Venture capitalists may provide mentorship, connections, and strategic advice to help startups scale rapidly. This hands-on involvement helps align the portfolio companys goals with investor expectations and market demands.

Challenges Faced by Portfolio Companies

Portfolio companies face various challenges, including market competition, regulatory changes, and internal management issues. These challenges can impact their growth trajectory and, consequently, the returns for investors.

For example, a tech startup might struggle with scaling its operations due to unexpected regulatory hurdles. Addressing these issues promptly and strategically is crucial to maintaining a healthy investment portfolio.

Common Questions About Portfolio Companies

What is the difference between a portfolio company and a holding company?

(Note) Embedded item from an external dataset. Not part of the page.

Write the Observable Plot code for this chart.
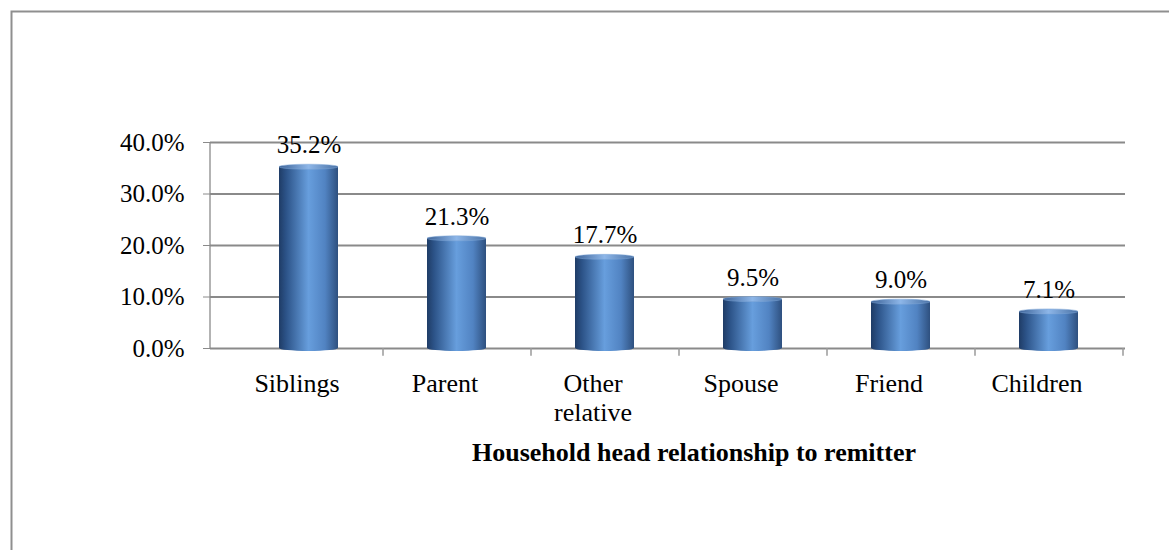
<!DOCTYPE html>
<html>
<head>
<meta charset="utf-8">
<script src="https://cdn.jsdelivr.net/npm/d3@7"></script>
<script src="https://cdn.jsdelivr.net/npm/@observablehq/plot@0.6"></script>
<style>
  html, body { margin: 0; padding: 0; background: #fff; }
  #chart { width: 1169px; height: 550px; }
</style>
</head>
<body>
<div id="chart"></div>
<script>
const categories = ["Siblings", "Parent", "Other\nrelative", "Spouse", "Friend", "Children"];
const values = [35.2, 21.3, 17.7, 9.5, 9.0, 7.1];
const yTicks = [0, 10, 20, 30, 40];
const axisTitle = "Household head relationship to remitter";

const data = categories.map((c, i) => ({cat: c, value: values[i]}));
const SVGNS = "http://www.w3.org/2000/svg";
const FONT = "'Liberation Serif', 'Times New Roman', serif";

function el(name, attrs) {
  const e = document.createElementNS(SVGNS, name);
  for (const k in attrs) e.setAttribute(k, attrs[k]);
  return e;
}

// defs (gradients) + outer frame + left axis line
function decorations(index, scales, values, dims) {
  const g = el("g", {});
  const defs = el("defs", {});
  const grad = el("linearGradient", {id: "cyl", x1: "0", y1: "0", x2: "1", y2: "0"});
  [["0%", "#1f3c66"], ["12%", "#2c5388"], ["50%", "#679edd"], ["78%", "#5183c2"], ["100%", "#2e507f"]]
    .forEach(([o, c]) => grad.appendChild(el("stop", {offset: o, "stop-color": c})));
  defs.appendChild(grad);
  const top = el("linearGradient", {id: "cyltop", x1: "0", y1: "0", x2: "1", y2: "0"});
  [["0%", "#3d6398"], ["50%", "#8db6e8"], ["100%", "#4a72a6"]]
    .forEach(([o, c]) => top.appendChild(el("stop", {offset: o, "stop-color": c})));
  defs.appendChild(top);
  g.appendChild(defs);
  g.appendChild(el("path", {d: `M11.5,${dims.height}V11.5H${dims.width}`, fill: "none", stroke: "#8f8f8f", "stroke-width": 2}));
  const y0 = scales.y(0), y1 = scales.y(40);
  g.appendChild(el("line", {x1: dims.marginLeft, x2: dims.marginLeft, y1: y0, y2: y1, stroke: "#9a9a9a", "stroke-width": 1.5}));
  return g;
}

const chart = Plot.plot({
  width: 1169,
  height: 550,
  marginLeft: 210,
  marginRight: 44,
  marginTop: 142,
  marginBottom: 202,
  style: {fontFamily: FONT, fontSize: "25px", color: "#000", background: "transparent"},
  x: {domain: categories, paddingInner: 0.6, paddingOuter: 0.3, insetLeft: 25, insetRight: 2, label: null},
  y: {domain: [0, 40], label: null},
  marks: [
    decorations,
    Plot.ruleY(yTicks, {stroke: "#8a8a8a", strokeWidth: 2}),
    Plot.axisY({ticks: yTicks, tickFormat: d => d.toFixed(1) + "%", tickSize: 7, tickPadding: 19, stroke: "#8a8a8a", fill: "#000", fontSize: 25, label: null}),
    Plot.ruleX(categories, {x: d => d, y1: 0, y2: -1.5, dx: 74, stroke: "#9a9a9a", strokeWidth: 1.5, clip: false}),
    Plot.axisX({tickSize: 0, tickPadding: 24, fontSize: 26, fill: "#000", dx: -12, lineHeight: 1.08, label: null}),
    Plot.barY(data, {x: "cat", y1: 0, y2: 0, insetTop: -3, insetBottom: -3, rx: 29, ry: 3, fill: "url(#cyl)"}),
    Plot.barY(data, {x: "cat", y: "value", fill: "url(#cyl)"}),
    Plot.barY(data, {x: "cat", y1: "value", y2: "value", insetTop: -2.5, insetBottom: -2.5, rx: 29, ry: 2.5, fill: "url(#cyltop)", stroke: "#7fa6d6", strokeWidth: 0.5}),
    Plot.text(data, {x: "cat", y: "value", text: d => d.value.toFixed(1) + "%", dy: -14, lineAnchor: "bottom", fontSize: 25, fill: "#000"}),
    Plot.text([axisTitle], {frameAnchor: "bottom", text: d => d, dy: 104, dx: 26, lineAnchor: "middle", fontSize: 26, fontWeight: "bold", fill: "#000"})
  ]
});
document.getElementById("chart").appendChild(chart);
</script>
</body>
</html>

A portfolio company is an entity that a private equity or venture capital firm invests in as part of its portfolio. A holding company, on the other hand, owns controlling shares in other companies but does not typically engage in their daily operations. The primary function of a holding company is to manage its subsidiaries.

How do investors select portfolio companies?

Investors select portfolio companies based on various criteria, including market potential, management team strength, competitive advantage, and financial performance. Due diligence is conducted to assess these factors before making investment decisions. The goal is to identify companies with high growth prospects and potential for significant returns.

What role do portfolio companies play in diversifying investment risk?

Portfolio companies play a key role in diversifying investment risk by spreading investments across various industries, geographies, and stages of development. This diversification reduces the impact of any single company’s underperformance on the overall portfolio, thereby protecting investor returns.

How do portfolio companies impact the performance of investment funds?

The performance of portfolio companies directly affects the returns of investment funds. Successful portfolio companies can lead to substantial profits for investors through exits such as IPOs or acquisitions. Conversely, poorly performing companies can drag down fund performance. Therefore, active management and strategic guidance are crucial.

Conclusion

Portfolio companies are at the heart of private equity and venture capital investment strategies. They offer opportunities for growth and returns while presenting challenges that require careful management. Understanding their role and dynamics is essential for any investment professional navigating the alternative investment landscape.